The AI Memory Revolution: Beyond HBM

While much attention focuses on AI accelerators and GPUs, the memory subsystem has become the critical bottleneck in AI infrastructure. SK hynix’s record performance reveals a broader trend: the AI memory revolution extends far beyond high-bandwidth memory (HBM) to encompass the entire memory hierarchy. As AI workloads mature from training to inference, the demand for high-performance DDR5 and enterprise SSDs in general servers creates a more sustainable growth trajectory than the volatile HBM market alone could support.

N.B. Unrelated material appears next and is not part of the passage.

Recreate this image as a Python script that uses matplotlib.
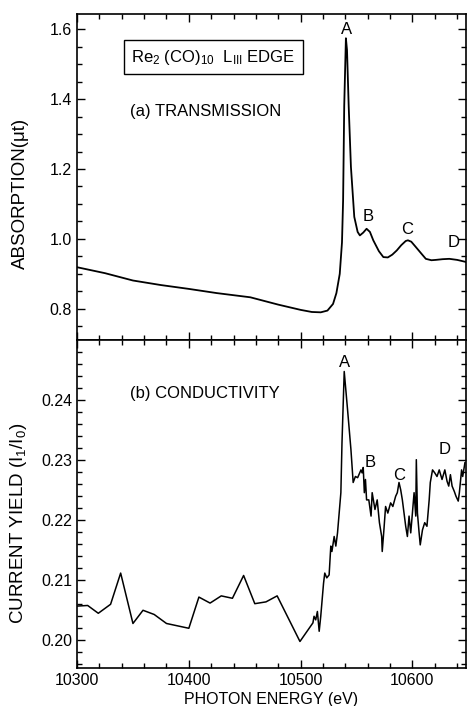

Strategic Implications and Market Position

SK hynix’s transition to a net cash position of 3.8 trillion won marks a pivotal moment for the company and the broader semiconductor industry. This financial strength enables aggressive investment in next-generation technologies like 1cnm DRAM and 321-layer NAND while competitors struggle with capital constraints. The company’s announcement that it has “already secured full customer demand for its entire DRAM and NAND production for next year” represents an unprecedented level of visibility in an industry historically plagued by cyclical demand patterns.

Technological Leadership and Manufacturing Edge

The rapid migration to 1cnm process technology and 321-layer NAND flash demonstrates SK hynix’s manufacturing excellence, but the real competitive advantage lies in system-level optimization. The company’s ability to deliver complete memory solutions—from HBM for AI accelerators to high-capacity DDR5 for CPU servers and enterprise SSDs for storage—creates significant barriers to entry. This integrated approach allows customers to optimize their entire AI infrastructure stack with compatible memory technologies rather than mixing and matching components from multiple suppliers.

Hidden Risks in the AI Gold Rush

Despite the impressive operating profit margins exceeding 47%, several risks loom large. The concentration of demand in AI infrastructure creates vulnerability to any slowdown in AI investment cycles. Additionally, the massive capital expenditure required to maintain technological leadership—evidenced by planned increased investment for 2026—could pressure margins if demand growth moderates. The industry’s transition to more complex manufacturing processes also increases technical execution risk, where any yield issues could disrupt the tight supply-demand balance.

Shifting Competitive Dynamics

SK hynix’s dominance in HBM has reshaped the memory competitive landscape, but the battle is far from over. Competitors are aggressively developing their own HBM4 solutions and advanced node technologies. More importantly, the company’s success in securing full 2026 production commitments suggests customers are willing to pay premium prices for supply security rather than engaging in traditional spot market purchasing. This shift toward long-term strategic partnerships could fundamentally alter memory industry dynamics, reducing price volatility but increasing customer concentration risk.

The Road Ahead: Sustainable Growth or AI Bubble?

The critical question for investors and industry observers is whether this represents a sustainable transformation or another semiconductor supercycle destined for correction. The differentiation between training and inference workloads suggests more balanced growth ahead, but the massive capital commitments required to support AI infrastructure expansion create inherent cyclicality. SK hynix’s strategic positioning across the entire memory portfolio provides some insulation against market shifts, but the company’s fortunes remain tightly coupled with the broader AI ecosystem’s health. According to the company’s investor relations materials, their continued focus on market-aligned investment suggests they’re preparing for both sustained growth and potential market adjustments.